Supplied information:

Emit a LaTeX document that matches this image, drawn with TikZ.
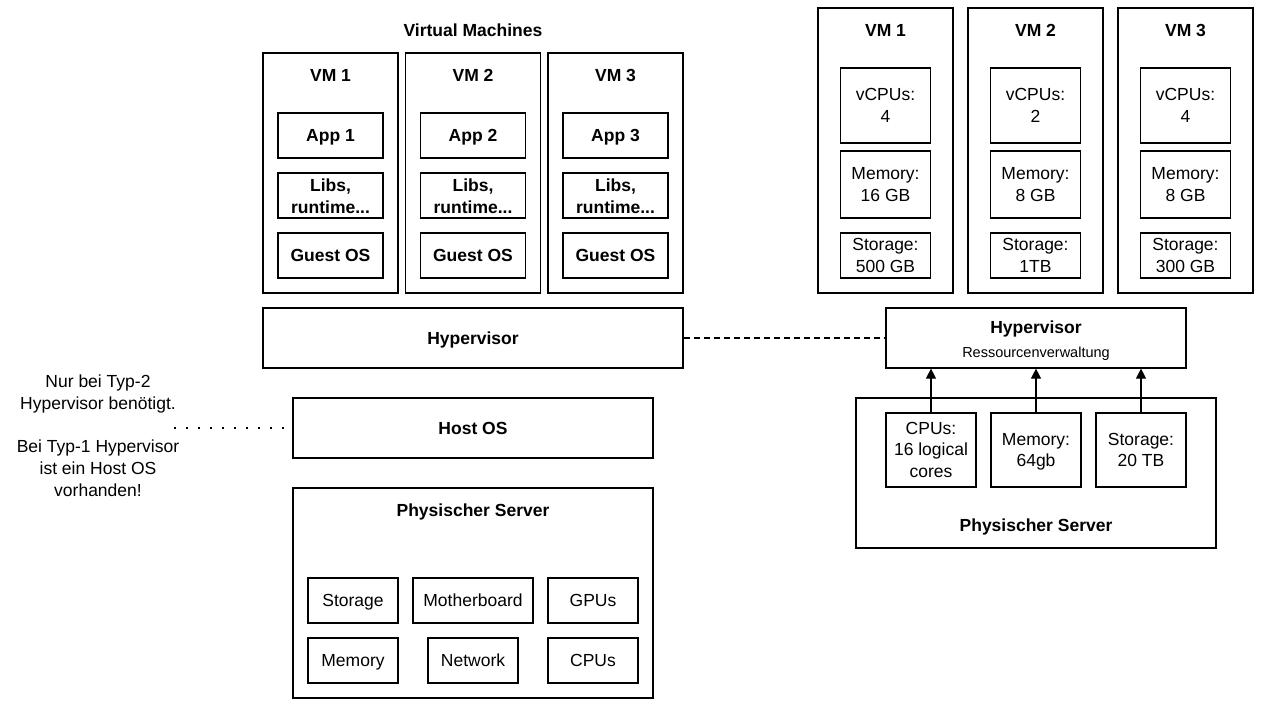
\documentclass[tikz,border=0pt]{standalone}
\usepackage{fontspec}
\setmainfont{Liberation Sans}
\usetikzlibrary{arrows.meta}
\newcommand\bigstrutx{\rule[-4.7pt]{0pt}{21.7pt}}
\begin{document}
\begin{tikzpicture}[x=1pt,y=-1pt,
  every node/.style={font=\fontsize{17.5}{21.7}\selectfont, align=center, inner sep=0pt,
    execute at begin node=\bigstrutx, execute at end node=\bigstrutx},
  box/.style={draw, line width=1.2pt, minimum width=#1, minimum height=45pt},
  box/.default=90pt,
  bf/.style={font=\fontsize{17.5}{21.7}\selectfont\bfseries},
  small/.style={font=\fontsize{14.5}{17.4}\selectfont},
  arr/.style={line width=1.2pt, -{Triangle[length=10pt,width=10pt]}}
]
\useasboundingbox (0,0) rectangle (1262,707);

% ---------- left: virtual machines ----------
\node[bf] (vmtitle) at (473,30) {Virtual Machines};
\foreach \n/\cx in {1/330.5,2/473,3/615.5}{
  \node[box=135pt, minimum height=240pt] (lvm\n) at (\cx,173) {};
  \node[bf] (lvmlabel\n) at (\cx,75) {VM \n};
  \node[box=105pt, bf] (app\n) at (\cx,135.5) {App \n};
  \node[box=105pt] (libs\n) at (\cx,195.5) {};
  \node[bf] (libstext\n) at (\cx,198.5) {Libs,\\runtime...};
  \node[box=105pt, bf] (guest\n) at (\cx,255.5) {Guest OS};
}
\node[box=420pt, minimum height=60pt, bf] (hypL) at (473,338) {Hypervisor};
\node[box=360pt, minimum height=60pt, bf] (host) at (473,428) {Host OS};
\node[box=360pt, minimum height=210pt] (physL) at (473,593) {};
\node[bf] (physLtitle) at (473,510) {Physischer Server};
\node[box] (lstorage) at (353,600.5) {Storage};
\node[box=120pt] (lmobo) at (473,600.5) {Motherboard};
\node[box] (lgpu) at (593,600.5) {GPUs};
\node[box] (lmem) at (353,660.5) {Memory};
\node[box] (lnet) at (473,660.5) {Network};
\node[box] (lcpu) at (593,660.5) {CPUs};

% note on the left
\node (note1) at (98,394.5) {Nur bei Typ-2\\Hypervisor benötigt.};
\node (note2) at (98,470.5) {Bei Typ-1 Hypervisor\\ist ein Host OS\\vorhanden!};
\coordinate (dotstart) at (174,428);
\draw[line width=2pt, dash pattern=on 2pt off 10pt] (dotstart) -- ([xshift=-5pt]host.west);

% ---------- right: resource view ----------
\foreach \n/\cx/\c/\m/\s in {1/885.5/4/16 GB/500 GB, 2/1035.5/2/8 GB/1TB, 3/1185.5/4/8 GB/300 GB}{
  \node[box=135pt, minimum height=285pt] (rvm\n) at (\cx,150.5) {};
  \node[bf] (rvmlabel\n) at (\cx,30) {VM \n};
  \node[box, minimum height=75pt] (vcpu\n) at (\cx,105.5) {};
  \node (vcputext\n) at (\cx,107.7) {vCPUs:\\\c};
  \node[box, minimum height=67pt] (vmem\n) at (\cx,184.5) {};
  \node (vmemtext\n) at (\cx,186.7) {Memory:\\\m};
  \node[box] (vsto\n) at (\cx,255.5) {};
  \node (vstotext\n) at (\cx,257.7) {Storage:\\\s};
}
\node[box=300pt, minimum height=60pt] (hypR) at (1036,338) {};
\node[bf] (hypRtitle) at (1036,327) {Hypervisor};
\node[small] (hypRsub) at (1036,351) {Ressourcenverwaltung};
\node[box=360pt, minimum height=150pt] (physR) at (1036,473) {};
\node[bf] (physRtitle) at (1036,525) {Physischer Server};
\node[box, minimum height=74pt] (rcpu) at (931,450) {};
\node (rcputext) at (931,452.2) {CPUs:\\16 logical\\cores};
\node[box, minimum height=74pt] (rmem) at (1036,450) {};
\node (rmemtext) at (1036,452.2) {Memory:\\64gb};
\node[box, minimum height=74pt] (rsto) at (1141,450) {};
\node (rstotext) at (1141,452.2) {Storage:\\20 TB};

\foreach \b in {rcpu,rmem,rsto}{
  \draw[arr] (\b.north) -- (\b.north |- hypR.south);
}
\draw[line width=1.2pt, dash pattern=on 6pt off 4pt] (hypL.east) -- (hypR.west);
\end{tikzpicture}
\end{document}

Aim of the exercise: Give an exact copy of the material, leaving out every picture.

In response:
Emit a LaTeX document that matches this image, drawn with TikZ.
\documentclass[tikz,border=0pt]{standalone}
\usepackage{fontspec}
\setmainfont{Liberation Sans}
\usetikzlibrary{arrows.meta}
\newcommand\bigstrutx{\rule[-4.7pt]{0pt}{21.7pt}}
\begin{document}
\begin{tikzpicture}[x=1pt,y=-1pt,
  every node/.style={font=\fontsize{17.5}{21.7}\selectfont, align=center, inner sep=0pt,
    execute at begin node=\bigstrutx, execute at end node=\bigstrutx},
  box/.style={draw, line width=1.2pt, minimum width=#1, minimum height=45pt},
  box/.default=90pt,
  bf/.style={font=\fontsize{17.5}{21.7}\selectfont\bfseries},
  small/.style={font=\fontsize{14.5}{17.4}\selectfont},
  arr/.style={line width=1.2pt, -{Triangle[length=10pt,width=10pt]}}
]
\useasboundingbox (0,0) rectangle (1262,707);

% ---------- left: virtual machines ----------
\node[bf] (vmtitle) at (473,30) {Virtual Machines};
\foreach \n/\cx in {1/330.5,2/473,3/615.5}{
  \node[box=135pt, minimum height=240pt] (lvm\n) at (\cx,173) {};
  \node[bf] (lvmlabel\n) at (\cx,75) {VM \n};
  \node[box=105pt, bf] (app\n) at (\cx,135.5) {App \n};
  \node[box=105pt] (libs\n) at (\cx,195.5) {};
  \node[bf] (libstext\n) at (\cx,198.5) {Libs,\\runtime...};
  \node[box=105pt, bf] (guest\n) at (\cx,255.5) {Guest OS};
}
\node[box=420pt, minimum height=60pt, bf] (hypL) at (473,338) {Hypervisor};
\node[box=360pt, minimum height=60pt, bf] (host) at (473,428) {Host OS};
\node[box=360pt, minimum height=210pt] (physL) at (473,593) {};
\node[bf] (physLtitle) at (473,510) {Physischer Server};
\node[box] (lstorage) at (353,600.5) {Storage};
\node[box=120pt] (lmobo) at (473,600.5) {Motherboard};
\node[box] (lgpu) at (593,600.5) {GPUs};
\node[box] (lmem) at (353,660.5) {Memory};
\node[box] (lnet) at (473,660.5) {Network};
\node[box] (lcpu) at (593,660.5) {CPUs};

% note on the left
\node (note1) at (98,394.5) {Nur bei Typ-2\\Hypervisor benötigt.};
\node (note2) at (98,470.5) {Bei Typ-1 Hypervisor\\ist ein Host OS\\vorhanden!};
\coordinate (dotstart) at (174,428);
\draw[line width=2pt, dash pattern=on 2pt off 10pt] (dotstart) -- ([xshift=-5pt]host.west);

% ---------- right: resource view ----------
\foreach \n/\cx/\c/\m/\s in {1/885.5/4/16 GB/500 GB, 2/1035.5/2/8 GB/1TB, 3/1185.5/4/8 GB/300 GB}{
  \node[box=135pt, minimum height=285pt] (rvm\n) at (\cx,150.5) {};
  \node[bf] (rvmlabel\n) at (\cx,30) {VM \n};
  \node[box, minimum height=75pt] (vcpu\n) at (\cx,105.5) {};
  \node (vcputext\n) at (\cx,107.7) {vCPUs:\\\c};
  \node[box, minimum height=67pt] (vmem\n) at (\cx,184.5) {};
  \node (vmemtext\n) at (\cx,186.7) {Memory:\\\m};
  \node[box] (vsto\n) at (\cx,255.5) {};
  \node (vstotext\n) at (\cx,257.7) {Storage:\\\s};
}
\node[box=300pt, minimum height=60pt] (hypR) at (1036,338) {};
\node[bf] (hypRtitle) at (1036,327) {Hypervisor};
\node[small] (hypRsub) at (1036,351) {Ressourcenverwaltung};
\node[box=360pt, minimum height=150pt] (physR) at (1036,473) {};
\node[bf] (physRtitle) at (1036,525) {Physischer Server};
\node[box, minimum height=74pt] (rcpu) at (931,450) {};
\node (rcputext) at (931,452.2) {CPUs:\\16 logical\\cores};
\node[box, minimum height=74pt] (rmem) at (1036,450) {};
\node (rmemtext) at (1036,452.2) {Memory:\\64gb};
\node[box, minimum height=74pt] (rsto) at (1141,450) {};
\node (rstotext) at (1141,452.2) {Storage:\\20 TB};

\foreach \b in {rcpu,rmem,rsto}{
  \draw[arr] (\b.north) -- (\b.north |- hypR.south);
}
\draw[line width=1.2pt, dash pattern=on 6pt off 4pt] (hypL.east) -- (hypR.west);
\end{tikzpicture}
\end{document}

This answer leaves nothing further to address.